By Tim Hayes

“Is this really necessary?” I asked my boss over the phone, one Sunday morning.

“Yes, I expect you in here this afternoon,” came the unmistakably unsympathetic reply.

“How about after dinner?  We’re having people over this afternoon,” I pleaded.

“The pitch is tomorrow.  We’re not ready.  Get in here as soon as you can.”  And with that the call abruptly ended.

So that evening around 5, I walked out of a house full of grandparents, aunts, uncles, and neighborhood friends, to drive into the office downtown – and miss most of my first child’s first birthday party.

Twenty-six years later, and it still makes me angry.  When it doesn’t fill me with shame and heartache, that is.

And the best part?  The agency I worked at back then didn’t even win the business the next day anyway.  What a waste.  What a crock.  What a mess.

At the age of 30, a young father and a brand-new member of the agency team at the time, a stinging sense of powerlessness pervaded every corner of my professional life.  Low man on the totem pole, and all that.  I was certainly on the ladder and slowly climbing, one hard-earned rung at a time, but instances like missing that special milestone birthday party really hurt.  I didn’t yet have the confidence, the track record, or the guts to say “No” to such unreasonable demands, I suppose.

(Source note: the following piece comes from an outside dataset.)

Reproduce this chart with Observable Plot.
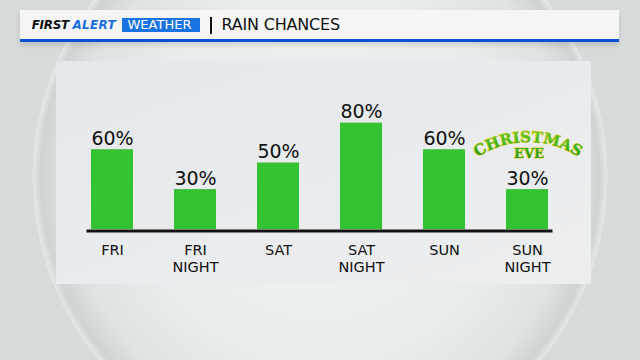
<!DOCTYPE html>
<html><head><meta charset="utf-8">
<script src="https://cdn.jsdelivr.net/npm/d3@7"></script>
<script src="https://cdn.jsdelivr.net/npm/@observablehq/plot@0.6"></script>
<style>
body{margin:0;background:#d6dadb;}
#stage{position:relative;width:640px;height:360px;overflow:hidden;background:#d6dadb;font-family:"DejaVu Sans",sans-serif;}
#globe{position:absolute;left:0;top:0;width:640px;height:360px;
 background:radial-gradient(circle 288px at 320px 177px,#f1f3f4 0%,#e9eced 65%,#dfe2e3 88%,#cfd3d4 97%,#e3e6e7 99.5%,rgba(214,218,219,0) 100%);}
#header{position:absolute;left:20px;top:10px;width:599px;height:29px;background:#f5f5f5;border-bottom:3px solid #0a52d1;box-shadow:0 3px 5px rgba(0,0,0,0.12);}
.h{position:absolute;white-space:nowrap;line-height:1;}
#first{left:11.7px;top:9.2px;font-size:12px;font-weight:bold;font-style:italic;color:#111;letter-spacing:-0.3px;}
#alert{left:52.5px;top:9.2px;font-size:12px;font-weight:bold;font-style:italic;color:#1a6fe0;letter-spacing:0.3px;}
#wbox{position:absolute;left:102px;top:8.3px;width:78px;height:13.7px;background:#1a73e3;}
#weather{left:107.5px;top:8.3px;font-size:13px;color:#fff;}
#pipe{position:absolute;left:190px;top:6.7px;width:2px;height:17.3px;background:#111;}
#title{left:201.5px;top:7.2px;font-size:16px;color:#111;letter-spacing:-0.2px;}
#panel{position:absolute;left:56px;top:61px;width:535px;height:223px;background:linear-gradient(160deg,#e5e8ea,#eceef0);}
</style>
</head><body>
<div id="stage">
 <div id="globe"></div>
 <div id="header">
  <span class="h" id="first">FIRST</span>
  <span class="h" id="alert">ALERT</span>
  <div id="wbox"></div>
  <span class="h" id="weather">WEATHER</span>
  <div id="pipe"></div>
  <span class="h" id="title">RAIN CHANCES</span>
 </div>
 <div id="panel"></div>
</div>
<script>
const days = ["FRI", "FRI NIGHT", "SAT", "SAT NIGHT", "SUN", "SUN NIGHT"];
const dayLabels = ["FRI", "FRI\nNIGHT", "SAT", "SAT\nNIGHT", "SUN", "SUN\nNIGHT"];
const chances = [60, 30, 50, 80, 60, 30];
const noteDay = "SUN NIGHT";
const noteTop = "CHRISTMAS";
const noteBottom = "EVE";

const data = days.map((d, i) => ({day: d, label: dayLabels[i], pct: chances[i]}));
const note = data.filter(d => d.day === noteDay);

const plot = Plot.plot({
  width: 535,
  height: 223,
  marginLeft: 13,
  marginRight: 21,
  marginTop: 35,
  marginBottom: 55,
  x: {domain: days, paddingInner: 0.5, paddingOuter: 0.25, axis: null},
  y: {domain: [0, 100], axis: null},
  style: {background: "transparent", fontFamily: "DejaVu Sans", color: "#111", overflow: "visible"},
  marks: [
    Plot.barY(data, {x: "day", y: "pct", fill: "#34c230"}),
    Plot.ruleY([0], {stroke: "#111", strokeWidth: 3, dy: 1.5, insetLeft: 17.5, insetRight: 17.5}),
    Plot.text(data, {x: "day", y: "pct", text: d => d.pct + "%", dy: -5, lineAnchor: "bottom", fontSize: 19, fill: "#111"}),
    Plot.text(data, {x: "day", y: 0, text: "label", dy: 13, lineAnchor: "top", fontSize: 14.5, lineHeight: 1.17, fill: "#111"})
  ]
});
document.getElementById("panel").appendChild(plot);

// arched "CHRISTMAS EVE" label over the note bar, positioned via the plot's scales
const svg = d3.select(plot);
const xs = plot.scale("x"), ys = plot.scale("y");
const cx = xs.apply(noteDay) + xs.bandwidth / 2 + 1;
const barTop = ys.apply(note[0].pct);
const apex = barTop - 47;
const R = 93, a = 0.75;
const defs = svg.append("defs");
const g = defs.append("linearGradient").attr("id", "xmasfill").attr("x1", 0).attr("y1", 0).attr("x2", 0).attr("y2", 1);
g.append("stop").attr("offset", "0%").attr("stop-color", "#6fd02e");
g.append("stop").attr("offset", "55%").attr("stop-color", "#3cb322");
g.append("stop").attr("offset", "100%").attr("stop-color", "#23901a");
defs.append("path").attr("id", "xmasarc")
  .attr("d", `M${cx - R * Math.sin(a)},${apex + R - R * Math.cos(a)} A${R},${R} 0 0 1 ${cx + R * Math.sin(a)},${apex + R - R * Math.cos(a)}`);
const xt = svg.append("text")
  .attr("font-family", "DejaVu Serif").attr("font-weight", "bold").attr("font-size", 15)
  .attr("fill", "url(#xmasfill)").attr("stroke", "#e9cf17").attr("stroke-width", 1).attr("paint-order", "stroke");
xt.append("textPath").attr("href", "#xmasarc").attr("startOffset", "50%").attr("text-anchor", "middle")
  .text(noteTop);
xt.append("tspan").attr("x", cx + 1).attr("y", barTop - 31).attr("text-anchor", "middle").attr("font-size", 13)
  .text(noteBottom);
</script>
</body></html>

But I do now.  And, damn, does that feel good.

A few weeks shy of 57 today, with nearly four decades of ups and downs, triumphs and tragedies behind me, I know that turning down unfair or time-wasting requests won’t be the end of the world.  I lost my Panic Button a long time ago.  Even as a self-employed professional for the past 18 years, I know that dry spells don’t last, not every engagement will be perfect, and good work done at a fair price always wins.

Jerry Seinfeld once said on a late-night talk show something to the effect of, “It’s so nice getting to a certain age, and just being able to say no to things you used to feel obligated to say yes to when you were younger.”  Amen, Jerry.

None of this means that I have, in any way, changed my approach to client service.  Sometimes an inconvenient obligation simply can’t be worked around, and that’s okay.  But it does mean that I’m much more confident about talking things over to arrive at a mutually agreeable solution about scheduling or deadlines or any other variable.

And people typically understand.  We’re all flexible and accommodating.  We’re all professionals who deserve to give and receive respect.  When a bump in the road comes up, being honest and asking for a fresh take on the situation has proven pretty successful, at least in my experience.  There’s always a way between people of goodwill.

Because some things should always come first, like family.  The busyness of business will always be there.  But it all seems to get done, even amid the pressures, both real and imagined.  If you need space, ask for space.  If someone you’re working with needs space, let him or her have it.  Even Christ had to get away by himself every now and then, for heaven’s sake.  Literally.

You shouldn’t have to short-change the important people in your life, in pursuit of an unreasonable, unfair, or unattainable workplace objective.  The power to stake that claim increases with age and reputation, no doubt.  But even for younger professionals, the best supervisors understand this concept and try to make it real among their teams.  And believe me, those teams will value and remember that consideration for a long time.  I wish my boss from long ago had lived by that rule.

Because I’ll be damned if I’m going to (someday) miss my first grandchild’s birthday party.